Mais il y a aussi "une part de mise en scène" de l'espèce observée et "il faut être un excellent aquarelliste".

- Egalement un livre d'art -

Après la Révolution, les portefeuilles au nombre d'une soixantaine quittent la bibliothèque royale pour le Muséum national d'histoire naturelle, créé en 1793. Celui-ci poursuit la collection mais demande aux peintres d'opter soit pour la botanique soit pour la zoologie.

Pierre-Joseph Redouté (1759-1840), surnommé "le Raphaël des fleurs", est remarquable par "la légèreté de son style et la transparence inégalée de ses aquarelles", note Mme Heurtel.

La collection s'étoffe. Ce sont les professeurs qui décident en assemblée des sujets à traiter et acceptent ou non l'entrée d'un vélin dans la collection.

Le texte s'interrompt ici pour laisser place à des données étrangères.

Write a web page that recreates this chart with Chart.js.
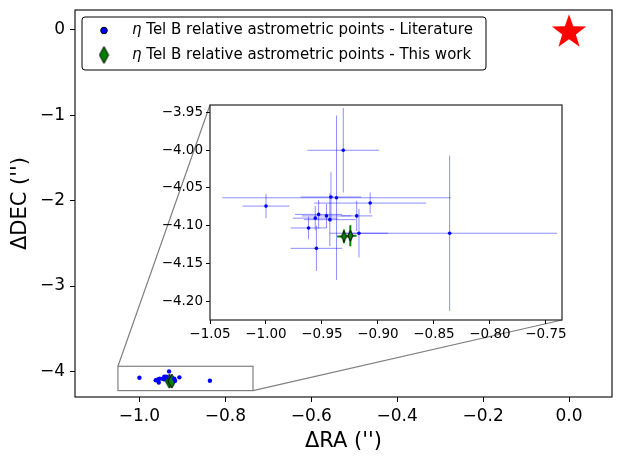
<!DOCTYPE html>
<html>
<head>
<meta charset="utf-8">
<script src="https://cdn.jsdelivr.net/npm/chart.js@4.4.1/dist/chart.umd.min.js"></script>
<style>
  html, body { margin: 0; padding: 0; background: #fff; }
  #wrap { position: relative; width: 623px; height: 464px; }
  #main { position: absolute; left: 0; top: 0; }
  #inset { position: absolute; left: 140px; top: 95px; }
</style>
</head>
<body>
<div id="wrap">
  <canvas id="main" width="623" height="464" style="width:623px;height:464px"></canvas>
  <canvas id="inset" width="440" height="255" style="width:440px;height:255px"></canvas>
</div>
<script>
// eta Tel B relative astrometry, offsets in arcsec
const litRA     = [-1.000, -0.931, -0.942, -0.937, -0.907, -0.953, -0.956, -0.946, -0.943, -0.919, -0.962, -0.955, -0.917, -0.836]
const litDEC    = [-4.074, -4.000, -4.062, -4.063, -4.070, -4.085, -4.090, -4.087, -4.092, -4.087, -4.103, -4.130, -4.110, -4.110]
const litRAerr  = [0.021, 0.032, 0.027, 0.102, 0.050, 0.021, 0.020, 0.022, 0.023, 0.014, 0.016, 0.023, 0.026, 0.096]
const litDECerr = [0.016, 0.056, 0.033, 0.109, 0.014, 0.019, 0.016, 0.016, 0.035, 0.020, 0.015, 0.030, 0.032, 0.103]

const newRA     = [-0.9304, -0.9247]
const newDEC    = [-4.1142, -4.1133]
const newRAerr  = [0.006, 0.0055]
const newDECerr = [0.009, 0.014]

const starRA  = [0]
const starDEC = [0]

const litLabel = 'η Tel B relative astrometric points - Literature'
const newLabel = 'η Tel B relative astrometric points - This work'

// axis limits and ticks
const mainRALim  = [-1.15, 0.1]
const mainDECLim = [-4.30, 0.234]
const mainRATicks  = [-1.0, -0.8, -0.6, -0.4, -0.2, 0.0]
const mainDECTicks = [0, -1, -2, -3, -4]

const insetRALim  = [-1.05, -0.7357]
const insetDECLim = [-4.225, -3.94]
const insetRATicks  = [-1.05, -1.00, -0.95, -0.90, -0.85, -0.80, -0.75]
const insetDECTicks = [-3.95, -4.00, -4.05, -4.10, -4.15, -4.20]

Chart.defaults.font.family = 'DejaVu Sans'
Chart.defaults.color = '#000'

const fmt = (v, d) => (v < -1e-9 ? '\u2212' : '') + Math.abs(v).toFixed(d)

// marker images
function diamond(w, h) {
  const c = document.createElement('canvas')
  c.width = w + 2; c.height = h + 2
  const g = c.getContext('2d')
  g.beginPath()
  g.moveTo(c.width / 2, 1)
  g.lineTo(c.width - 1, c.height / 2)
  g.lineTo(c.width / 2, c.height - 1)
  g.lineTo(1, c.height / 2)
  g.closePath()
  g.fillStyle = '#008000'
  g.fill()
  g.lineWidth = 1
  g.strokeStyle = '#000'
  g.stroke()
  return c
}
function star(size) {
  const c = document.createElement('canvas')
  c.width = size; c.height = size
  const g = c.getContext('2d')
  const cx = size / 2, cy = size / 2 + size * 0.06, R = size / 2, r = R * 0.4
  g.beginPath()
  for (let i = 0; i < 10; i++) {
    const a = -Math.PI / 2 + i * Math.PI / 5
    const rr = i % 2 ? r : R
    g.lineTo(cx + rr * Math.cos(a), cy + rr * Math.sin(a))
  }
  g.closePath()
  g.fillStyle = '#ff0000'
  g.fill()
  return c
}

const pts = (xs, ys) => xs.map((x, i) => ({ x: x, y: ys[i] }))

// no extra room for the edge labels, layout padding alone places the plot box
const noPad = s => { s.paddingTop = 0; s.paddingBottom = 0; s.paddingLeft = 0; s.paddingRight = 0 }

function axis(lim, ticks, dec, size, tickLen, pad, fit) {
  return {
    type: 'linear',
    min: lim[0],
    max: lim[1],
    afterBuildTicks: s => { s.ticks = ticks.map(v => ({ value: v })) },
    afterFit: s => { fit(s); noPad(s) },
    grid: { drawOnChartArea: false, drawTicks: true, tickLength: tickLen, tickColor: '#000', tickWidth: 1 },
    border: { display: false },
    ticks: { font: { size: size }, padding: pad, maxRotation: 0, autoSkip: false, callback: v => fmt(v, dec) }
  }
}

// inset: zoom on the companion
const errorBars = {
  id: 'errorBars',
  beforeDatasetsDraw(chart) {
    const { ctx, chartArea: a, scales: { x, y } } = chart
    ctx.save()
    ctx.beginPath()
    ctx.rect(a.left, a.top, a.right - a.left, a.bottom - a.top)
    ctx.clip()
    const bars = (xs, ys, xe, ye, color, lw) => {
      ctx.strokeStyle = color
      ctx.lineWidth = lw
      xs.forEach((v, i) => {
        const px = x.getPixelForValue(v), py = y.getPixelForValue(ys[i])
        ctx.beginPath()
        ctx.moveTo(x.getPixelForValue(v - xe[i]), py)
        ctx.lineTo(x.getPixelForValue(v + xe[i]), py)
        ctx.moveTo(px, y.getPixelForValue(ys[i] - ye[i]))
        ctx.lineTo(px, y.getPixelForValue(ys[i] + ye[i]))
        ctx.stroke()
      })
    }
    bars(litRA, litDEC, litRAerr, litDECerr, 'rgba(0,0,255,0.45)', 1)
    bars(newRA, newDEC, newRAerr, newDECerr, '#008000', 2)
    ctx.restore()
  }
}
const boxPlugin = {
  id: 'box',
  beforeDraw(chart) {
    const { ctx, chartArea: a } = chart
    ctx.save()
    ctx.fillStyle = '#fff'
    ctx.fillRect(a.left, a.top, a.right - a.left, a.bottom - a.top)
    ctx.restore()
  },
  afterDraw(chart) {
    const { ctx, chartArea: a } = chart
    ctx.save()
    ctx.strokeStyle = '#222'
    ctx.lineWidth = 1.2
    ctx.strokeRect(a.left, a.top, a.right - a.left, a.bottom - a.top)
    ctx.restore()
  }
}

const insetChart = new Chart(document.getElementById('inset'), {
  type: 'scatter',
  data: {
    datasets: [
      { label: litLabel, data: pts(litRA, litDEC), backgroundColor: '#0000ff', borderWidth: 0, pointRadius: 1.8 },
      { label: newLabel, data: pts(newRA, newDEC), pointStyle: diamond(5, 11), pointRadius: 6 }
    ]
  },
  options: {
    responsive: false,
    animation: false,
    events: [],
    layout: { autoPadding: false, padding: { top: 10, right: 18, left: 0, bottom: 0 } },
    plugins: { legend: { display: false }, tooltip: { enabled: false } },
    scales: {
      x: axis(insetRALim, insetRATicks, 2, 13.5, 4, 2, s => { s.height = 30 }),
      y: axis(insetDECLim, insetDECTicks, 2, 13.5, 4, 3, s => { s.width = 70 })
    }
  },
  plugins: [boxPlugin, errorBars]
})

// main panel
const insetLeft = 140, insetTop = 95

const decor = {
  id: 'decor',
  beforeDatasetsDraw(chart) {
    const { ctx, scales: { x, y } } = chart
    const x0 = x.getPixelForValue(insetRALim[0]), x1 = x.getPixelForValue(insetRALim[1])
    const y0 = y.getPixelForValue(insetDECLim[1]), y1 = y.getPixelForValue(insetDECLim[0])
    const ia = insetChart.chartArea
    ctx.save()
    ctx.strokeStyle = '#808080'
    ctx.lineWidth = 1.2
    ctx.strokeRect(x0, y0, x1 - x0, y1 - y0)
    ctx.beginPath()
    ctx.moveTo(x0, y0)
    ctx.lineTo(insetLeft + ia.left, insetTop + ia.top)
    ctx.moveTo(x1, y1)
    ctx.lineTo(insetLeft + ia.right, insetTop + ia.bottom)
    ctx.stroke()
    ctx.restore()
  },
  afterDraw(chart) {
    const { ctx, chartArea: a } = chart
    ctx.save()
    ctx.strokeStyle = '#000'
    ctx.lineWidth = 1.1
    ctx.strokeRect(a.left, a.top, a.right - a.left, a.bottom - a.top)

    // legend
    const bx = 82, by = 17, bw = 404, bh = 53
    ctx.beginPath()
    ctx.roundRect(bx, by, bw, bh, 3)
    ctx.fillStyle = '#fff'
    ctx.fill()
    ctx.lineWidth = 1
    ctx.strokeStyle = '#000'
    ctx.stroke()

    const rows = [{ y: 30.5, label: litLabel }, { y: 55, label: newLabel }]
    ctx.beginPath()
    ctx.arc(104, rows[0].y, 3.3, 0, Math.PI * 2)
    ctx.fillStyle = '#0000ff'
    ctx.fill()
    ctx.strokeStyle = '#000'
    ctx.lineWidth = 1
    ctx.stroke()
    const d = diamond(9, 17)
    ctx.drawImage(d, 104 - d.width / 2, rows[1].y - d.height / 2)

    ctx.fillStyle = '#000'
    ctx.textBaseline = 'middle'
    rows.forEach(r => {
      ctx.font = 'italic 15px "DejaVu Sans"'
      const eta = r.label.slice(0, 1)
      ctx.fillText(eta, 132, r.y)
      const w = ctx.measureText(eta).width
      ctx.font = '15px "DejaVu Sans"'
      ctx.fillText(r.label.slice(1), 132 + w, r.y)
    })
    ctx.restore()
  }
}

const mainX = axis(mainRALim, mainRATicks, 1, 17, 5, 4, s => { s.height = 67 })
mainX.title = { display: true, text: "ΔRA ('')", font: { size: 21 }, padding: { top: 0, bottom: 10 } }
const mainY = axis(mainDECLim, mainDECTicks, 0, 17, 5, 5, s => { s.width = 75 })
mainY.title = { display: true, text: "ΔDEC ('')", font: { size: 21 }, padding: { top: 8, bottom: 0 } }

new Chart(document.getElementById('main'), {
  type: 'scatter',
  data: {
    datasets: [
      { label: litLabel, data: pts(litRA, litDEC), backgroundColor: '#0000ff', borderWidth: 0, pointRadius: 2.2 },
      { label: newLabel, data: pts(newRA, newDEC), pointStyle: diamond(8, 14), pointRadius: 7 },
      { label: 'eta Tel A', data: pts(starRA, starDEC), pointStyle: star(36), pointRadius: 18 }
    ]
  },
  options: {
    responsive: false,
    animation: false,
    events: [],
    layout: { autoPadding: false, padding: { top: 10, right: 11, left: 0, bottom: 0 } },
    plugins: { legend: { display: false }, tooltip: { enabled: false } },
    scales: { x: mainX, y: mainY }
  },
  plugins: [decor]
})
</script>
</body>
</html>
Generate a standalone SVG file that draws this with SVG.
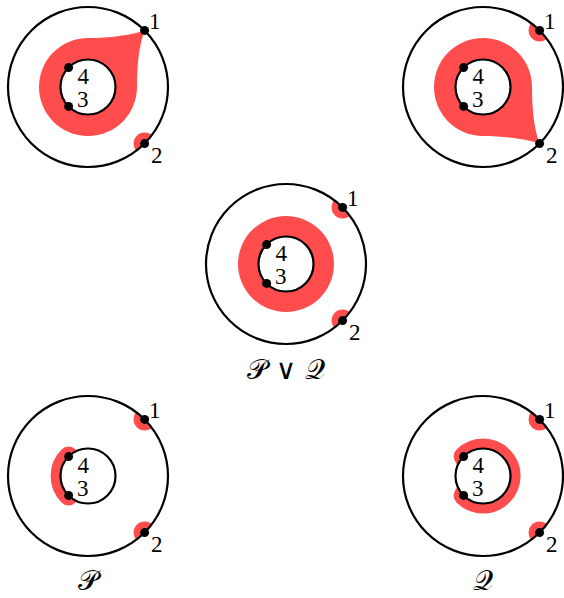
<svg xmlns="http://www.w3.org/2000/svg" width="564" height="598" viewBox="0 0 564 598">
<style>
.outer{fill:none;stroke:#000;stroke-width:2.2}
.inner{fill:#fff;stroke:#000;stroke-width:2.2}
.red{fill:#ff4d4d}
.redarc{fill:none;stroke:#ff4d4d;stroke-width:20;stroke-linecap:round}
.dot{fill:#000}
.lbl{font-family:"Liberation Serif","Times New Roman",serif;font-size:23px;fill:#000}
.cap{font-family:"DejaVu Serif","DejaVu Sans",serif;font-size:28px;fill:#000}
</style>
<defs>
<clipPath id="oc" clipPathUnits="userSpaceOnUse"><circle cx="0" cy="0" r="80"/></clipPath>
</defs>
<rect width="564" height="598" fill="#fff"/>

<g id="tl" transform="translate(88,87)">
<path class="red" d="M56.6,-56.6 C42,-52 22,-49 0,-49 A49,49 0 1 0 49,0 C49,-22 51,-42 56.6,-56.6 Z"/>
<circle class="red" cx="56.6" cy="56.6" r="11" clip-path="url(#oc)"/>
<circle class="outer" r="80"/>
<circle class="inner" r="27.5"/>
<circle class="dot" cx="56.6" cy="-56.6" r="4.5"/>
<circle class="dot" cx="56.6" cy="56.6" r="4.5"/>
<circle class="dot" cx="-19.4" cy="-19.4" r="4.5"/>
<circle class="dot" cx="-19.4" cy="19.4" r="4.5"/>
<text class="lbl" x="61" y="-58.5">1</text>
<text class="lbl" x="63" y="75.5">2</text>
<text class="lbl" x="-10.5" y="-3.5">4</text>
<text class="lbl" x="-11" y="19.5">3</text>
</g>

<g id="tr" transform="translate(483,87)">
<path class="red" d="M56.6,56.6 C42,52 22,49 0,49 A49,49 0 1 1 49,0 C49,22 51,42 56.6,56.6 Z"/>
<circle class="red" cx="56.6" cy="-56.6" r="11" clip-path="url(#oc)"/>
<circle class="outer" r="80"/>
<circle class="inner" r="27.5"/>
<circle class="dot" cx="56.6" cy="-56.6" r="4.5"/>
<circle class="dot" cx="56.6" cy="56.6" r="4.5"/>
<circle class="dot" cx="-19.4" cy="-19.4" r="4.5"/>
<circle class="dot" cx="-19.4" cy="19.4" r="4.5"/>
<text class="lbl" x="61" y="-58.5">1</text>
<text class="lbl" x="63" y="75.5">2</text>
<text class="lbl" x="-10.5" y="-3.5">4</text>
<text class="lbl" x="-11" y="19.5">3</text>
</g>

<g id="mid" transform="translate(286,264)">
<circle class="red" r="48"/>
<circle class="red" cx="56.6" cy="-56.6" r="11" clip-path="url(#oc)"/>
<circle class="red" cx="56.6" cy="56.6" r="11" clip-path="url(#oc)"/>
<circle class="outer" r="80"/>
<circle class="inner" r="27.5"/>
<circle class="dot" cx="56.6" cy="-56.6" r="4.5"/>
<circle class="dot" cx="56.6" cy="56.6" r="4.5"/>
<circle class="dot" cx="-19.4" cy="-19.4" r="4.5"/>
<circle class="dot" cx="-19.4" cy="19.4" r="4.5"/>
<text class="lbl" x="61" y="-58.5">1</text>
<text class="lbl" x="63" y="75.5">2</text>
<text class="lbl" x="-10.5" y="-3.5">4</text>
<text class="lbl" x="-11" y="19.5">3</text>
<text class="cap" x="0" y="115" text-anchor="middle">𝒫 ∨ 𝒬</text>
</g>

<g id="bl" transform="translate(88,476)">
<path class="redarc" d="M-19.4,-19.4 A27.5,27.5 0 0 0 -19.4,19.4"/>
<circle class="red" cx="56.6" cy="-56.6" r="11" clip-path="url(#oc)"/>
<circle class="red" cx="56.6" cy="56.6" r="11" clip-path="url(#oc)"/>
<circle class="outer" r="80"/>
<circle class="inner" r="27.5"/>
<circle class="dot" cx="56.6" cy="-56.6" r="4.5"/>
<circle class="dot" cx="56.6" cy="56.6" r="4.5"/>
<circle class="dot" cx="-19.4" cy="-19.4" r="4.5"/>
<circle class="dot" cx="-19.4" cy="19.4" r="4.5"/>
<text class="lbl" x="61" y="-58.5">1</text>
<text class="lbl" x="63" y="75.5">2</text>
<text class="lbl" x="-10.5" y="-3.5">4</text>
<text class="lbl" x="-11" y="19.5">3</text>
<text class="cap" x="0" y="114" text-anchor="middle">𝒫</text>
</g>

<g id="br" transform="translate(483,476)">
<path class="redarc" d="M-19.4,-19.4 A27.5,27.5 0 1 1 -19.4,19.4"/>
<circle class="red" cx="56.6" cy="-56.6" r="11" clip-path="url(#oc)"/>
<circle class="red" cx="56.6" cy="56.6" r="11" clip-path="url(#oc)"/>
<circle class="outer" r="80"/>
<circle class="inner" r="27.5"/>
<circle class="dot" cx="56.6" cy="-56.6" r="4.5"/>
<circle class="dot" cx="56.6" cy="56.6" r="4.5"/>
<circle class="dot" cx="-19.4" cy="-19.4" r="4.5"/>
<circle class="dot" cx="-19.4" cy="19.4" r="4.5"/>
<text class="lbl" x="61" y="-58.5">1</text>
<text class="lbl" x="63" y="75.5">2</text>
<text class="lbl" x="-10.5" y="-3.5">4</text>
<text class="lbl" x="-11" y="19.5">3</text>
<text class="cap" x="0" y="114" text-anchor="middle">𝒬</text>
</g>
<g id="connectors"></g>
</svg>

Les peintres chargés des vélins sont professeurs de dessin naturaliste au Muséum.

Au XIXe siècle, la collection est très utilisée. "Des trous de punaise sur certains montrent que les professeurs des différentes disciplines les empruntaient pour leur cours", pointe Mme Heurtel, en charge de la bibliothèque du Muséum. "Mais à ma connaissance, il n'y en a qu'un qui a été perdu", ajoute-t-elle.

A la fin du XIXe siècle, la réalisation de vélins ralentit fortement, notamment avec l'apparition de la photographie, moins coûteuse et disponible immédiatement.

"Il y a ensuite un bref renouveau dans les années 1950 pour renouer avec la tradition", explique Alice Lemaire, conservateur à la bibliothèque du Muséum.

Et quelques tentatives à nouveau dans les années 2000. Mais les résultats n'ont pas été jugés très satisfaisants.

L'exposition s'accompagne de la parution d'un livre co-produit par l'éditeur d'ouvrages d'art Citadelles & Mazenod et le MNHN. Il sera disponible à partir du 12 octobre.

Il reproduit en couleur plus de 800 vélins de la collection. Tiré à 2.200 exemplaires, il compte plus de 600 pages et sera vendu 430 euros.

"Ce livre était en gestation depuis plus de quinze ans", relève Mme Heurtel.

Les prises de vue ont été réalisées par un photographe de la RMN (Réunion des musées nationaux) qui a été chargé de photographier pour l'occasion la totalité de la collection. Celle-ci est désormais entièrement numérisée.